>> begin
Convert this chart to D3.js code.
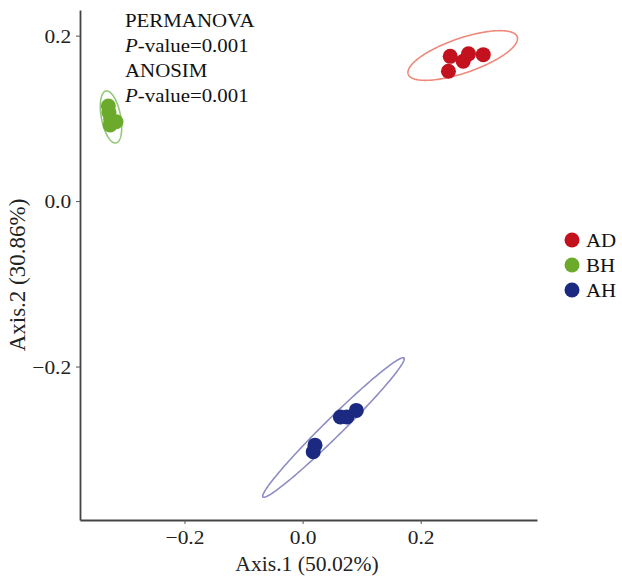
<!DOCTYPE html>
<html>
<head>
<meta charset="utf-8">
<script src="https://cdn.jsdelivr.net/npm/d3@7"></script>
<style>
  body { margin: 0; background: #fff; }
  svg text { font-family: "Liberation Serif", "DejaVu Serif", serif; }
</style>
</head>
<body>
<div id="chart"></div>
<script>
// groups, in legend order
const groups = ["AD", "BH", "AH"];
const groupColors = ["#C3121E", "#6CAA2C", "#1B2A80"];
const ellipseColors = ["#EE8A7C", "#93C97A", "#8D8DC4"];

// PCoA sample coordinates (Axis.1, Axis.2)
const adPoints = [[0.250, 0.175], [0.281, 0.178], [0.272, 0.169], [0.306, 0.177], [0.247, 0.157]];
const bhPoints = [[-0.329, 0.115], [-0.328, 0.107], [-0.325, 0.099], [-0.316, 0.096], [-0.326, 0.092]];
const ahPoints = [[0.021, -0.295], [0.018, -0.303], [0.064, -0.261], [0.075, -0.261], [0.091, -0.253]];

// ellipses: centre, end of major axis, end of minor axis (data units)
const ellipseCentres = [[0.2712, 0.1760], [-0.3245, 0.1017], [0.0523, -0.2737]];
const ellipseMajorEnds = [[0.3636, 0.1984], [-0.3330, 0.1331], [0.1717, -0.1897]];
const ellipseMinorEnds = [[0.2800, 0.1560], [-0.3085, 0.1040], [0.0630, -0.2814]];

const xTicks = [-0.2, 0.0, 0.2];
const yTicks = [-0.2, 0.0, 0.2];
const statLines = ["PERMANOVA", "P|-value=0.001", "ANOSIM", "P|-value=0.001"];

const width = 622, height = 577;
const svg = d3.select("#chart").append("svg")
    .attr("width", width).attr("height", height);

const x = d3.scaleLinear().domain([-0.377, 0.397]).range([80, 537]);
const y = d3.scaleLinear().domain([-0.3855, 0.231]).range([520, 10]);

// ellipses
const line = d3.line().curve(d3.curveLinearClosed);
ellipseCentres.forEach((c, i) => {
    const m = ellipseMajorEnds[i], n = ellipseMinorEnds[i];
    const pts = d3.range(0, 2 * Math.PI, Math.PI / 90).map(t => {
        const dx = Math.cos(t) * (m[0] - c[0]) + Math.sin(t) * (n[0] - c[0]);
        const dy = Math.cos(t) * (m[1] - c[1]) + Math.sin(t) * (n[1] - c[1]);
        return [x(c[0] + dx), y(c[1] + dy)];
    });
    svg.append("path")
        .attr("d", line(pts))
        .attr("fill", "none")
        .attr("stroke", ellipseColors[i])
        .attr("stroke-width", 1.6);
});

// points
[adPoints, bhPoints, ahPoints].forEach((pts, i) => {
    svg.append("g").selectAll("circle")
        .data(pts).enter()
        .append("circle")
        .attr("cx", d => x(d[0]))
        .attr("cy", d => y(d[1]))
        .attr("r", 7.5)
        .attr("fill", groupColors[i]);
});

// axes
const axisColor = "#444";
const xAxis = svg.append("g")
    .attr("transform", "translate(0,520)")
    .call(d3.axisBottom(x).tickValues(xTicks).tickSize(4).tickSizeOuter(0).tickFormat(d3.format(".1f")));
const yAxis = svg.append("g")
    .attr("transform", "translate(80,0)")
    .call(d3.axisLeft(y).tickValues(yTicks).tickSize(4).tickSizeOuter(0).tickFormat(d3.format(".1f")));

[xAxis, yAxis].forEach(a => {
    a.select(".domain").attr("stroke", axisColor).attr("stroke-width", 1.8);
    a.selectAll(".tick line").attr("stroke", "#555").attr("stroke-width", 1);
    a.selectAll(".tick text")
        .attr("fill", "#222")
        .attr("transform", "scale(1.1,1)")
        .style("font-family", "Liberation Serif, serif")
        .style("font-size", "19.5px");
});
xAxis.selectAll(".tick text").attr("dy", null).attr("y", 24);
yAxis.selectAll(".tick text").attr("x", -8).attr("dy", "0.35em");

svg.append("text")
    .attr("transform", "translate(307,571) scale(1.08,1)")
    .attr("text-anchor", "middle")
    .style("font-size", "20px")
    .attr("fill", "#222")
    .text("Axis.1 (50.02%)");

svg.append("text")
    .attr("transform", "translate(25,275) rotate(-90)")
    .attr("text-anchor", "middle")
    .style("font-size", "23px")
    .attr("fill", "#222")
    .text("Axis.2 (30.86%)");

// statistics annotation
statLines.forEach((s, i) => {
    const t = svg.append("text")
        .attr("transform", `translate(125,${27 + i * 25}) scale(1.16,1)`)
        .style("font-size", "18px")
        .attr("fill", "#111");
    const parts = s.split("|");
    if (parts.length > 1) {
        t.append("tspan").style("font-style", "italic").text(parts[0]);
        t.append("tspan").text(parts[1]);
    } else {
        t.text(s);
    }
});

// legend
const legend = svg.append("g").attr("transform", "translate(572,240)");
groups.forEach((g, i) => {
    legend.append("circle")
        .attr("cx", 0).attr("cy", i * 25)
        .attr("r", 7.5)
        .attr("fill", groupColors[i]);
    legend.append("text")
        .attr("transform", `translate(14,${i * 25 + 6.5}) scale(1.1,1)`)
        .style("font-size", "19px")
        .attr("fill", "#111")
        .text(g);
});
</script>
</body>
</html>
>> end
§ **EXERCISE**
Each line above is to be copied verbatim. Drop any image from the copy.

§ **OUTPUT OF THE TASK**
Convert this chart to D3.js code.
<!DOCTYPE html>
<html>
<head>
<meta charset="utf-8">
<script src="https://cdn.jsdelivr.net/npm/d3@7"></script>
<style>
  body { margin: 0; background: #fff; }
  svg text { font-family: "Liberation Serif", "DejaVu Serif", serif; }
</style>
</head>
<body>
<div id="chart"></div>
<script>
// groups, in legend order
const groups = ["AD", "BH", "AH"];
const groupColors = ["#C3121E", "#6CAA2C", "#1B2A80"];
const ellipseColors = ["#EE8A7C", "#93C97A", "#8D8DC4"];

// PCoA sample coordinates (Axis.1, Axis.2)
const adPoints = [[0.250, 0.175], [0.281, 0.178], [0.272, 0.169], [0.306, 0.177], [0.247, 0.157]];
const bhPoints = [[-0.329, 0.115], [-0.328, 0.107], [-0.325, 0.099], [-0.316, 0.096], [-0.326, 0.092]];
const ahPoints = [[0.021, -0.295], [0.018, -0.303], [0.064, -0.261], [0.075, -0.261], [0.091, -0.253]];

// ellipses: centre, end of major axis, end of minor axis (data units)
const ellipseCentres = [[0.2712, 0.1760], [-0.3245, 0.1017], [0.0523, -0.2737]];
const ellipseMajorEnds = [[0.3636, 0.1984], [-0.3330, 0.1331], [0.1717, -0.1897]];
const ellipseMinorEnds = [[0.2800, 0.1560], [-0.3085, 0.1040], [0.0630, -0.2814]];

const xTicks = [-0.2, 0.0, 0.2];
const yTicks = [-0.2, 0.0, 0.2];
const statLines = ["PERMANOVA", "P|-value=0.001", "ANOSIM", "P|-value=0.001"];

const width = 622, height = 577;
const svg = d3.select("#chart").append("svg")
    .attr("width", width).attr("height", height);

const x = d3.scaleLinear().domain([-0.377, 0.397]).range([80, 537]);
const y = d3.scaleLinear().domain([-0.3855, 0.231]).range([520, 10]);

// ellipses
const line = d3.line().curve(d3.curveLinearClosed);
ellipseCentres.forEach((c, i) => {
    const m = ellipseMajorEnds[i], n = ellipseMinorEnds[i];
    const pts = d3.range(0, 2 * Math.PI, Math.PI / 90).map(t => {
        const dx = Math.cos(t) * (m[0] - c[0]) + Math.sin(t) * (n[0] - c[0]);
        const dy = Math.cos(t) * (m[1] - c[1]) + Math.sin(t) * (n[1] - c[1]);
        return [x(c[0] + dx), y(c[1] + dy)];
    });
    svg.append("path")
        .attr("d", line(pts))
        .attr("fill", "none")
        .attr("stroke", ellipseColors[i])
        .attr("stroke-width", 1.6);
});

// points
[adPoints, bhPoints, ahPoints].forEach((pts, i) => {
    svg.append("g").selectAll("circle")
        .data(pts).enter()
        .append("circle")
        .attr("cx", d => x(d[0]))
        .attr("cy", d => y(d[1]))
        .attr("r", 7.5)
        .attr("fill", groupColors[i]);
});

// axes
const axisColor = "#444";
const xAxis = svg.append("g")
    .attr("transform", "translate(0,520)")
    .call(d3.axisBottom(x).tickValues(xTicks).tickSize(4).tickSizeOuter(0).tickFormat(d3.format(".1f")));
const yAxis = svg.append("g")
    .attr("transform", "translate(80,0)")
    .call(d3.axisLeft(y).tickValues(yTicks).tickSize(4).tickSizeOuter(0).tickFormat(d3.format(".1f")));

[xAxis, yAxis].forEach(a => {
    a.select(".domain").attr("stroke", axisColor).attr("stroke-width", 1.8);
    a.selectAll(".tick line").attr("stroke", "#555").attr("stroke-width", 1);
    a.selectAll(".tick text")
        .attr("fill", "#222")
        .attr("transform", "scale(1.1,1)")
        .style("font-family", "Liberation Serif, serif")
        .style("font-size", "19.5px");
});
xAxis.selectAll(".tick text").attr("dy", null).attr("y", 24);
yAxis.selectAll(".tick text").attr("x", -8).attr("dy", "0.35em");

svg.append("text")
    .attr("transform", "translate(307,571) scale(1.08,1)")
    .attr("text-anchor", "middle")
    .style("font-size", "20px")
    .attr("fill", "#222")
    .text("Axis.1 (50.02%)");

svg.append("text")
    .attr("transform", "translate(25,275) rotate(-90)")
    .attr("text-anchor", "middle")
    .style("font-size", "23px")
    .attr("fill", "#222")
    .text("Axis.2 (30.86%)");

// statistics annotation
statLines.forEach((s, i) => {
    const t = svg.append("text")
        .attr("transform", `translate(125,${27 + i * 25}) scale(1.16,1)`)
        .style("font-size", "18px")
        .attr("fill", "#111");
    const parts = s.split("|");
    if (parts.length > 1) {
        t.append("tspan").style("font-style", "italic").text(parts[0]);
        t.append("tspan").text(parts[1]);
    } else {
        t.text(s);
    }
});

// legend
const legend = svg.append("g").attr("transform", "translate(572,240)");
groups.forEach((g, i) => {
    legend.append("circle")
        .attr("cx", 0).attr("cy", i * 25)
        .attr("r", 7.5)
        .attr("fill", groupColors[i]);
    legend.append("text")
        .attr("transform", `translate(14,${i * 25 + 6.5}) scale(1.1,1)`)
        .style("font-size", "19px")
        .attr("fill", "#111")
        .text(g);
});
</script>
</body>
</html>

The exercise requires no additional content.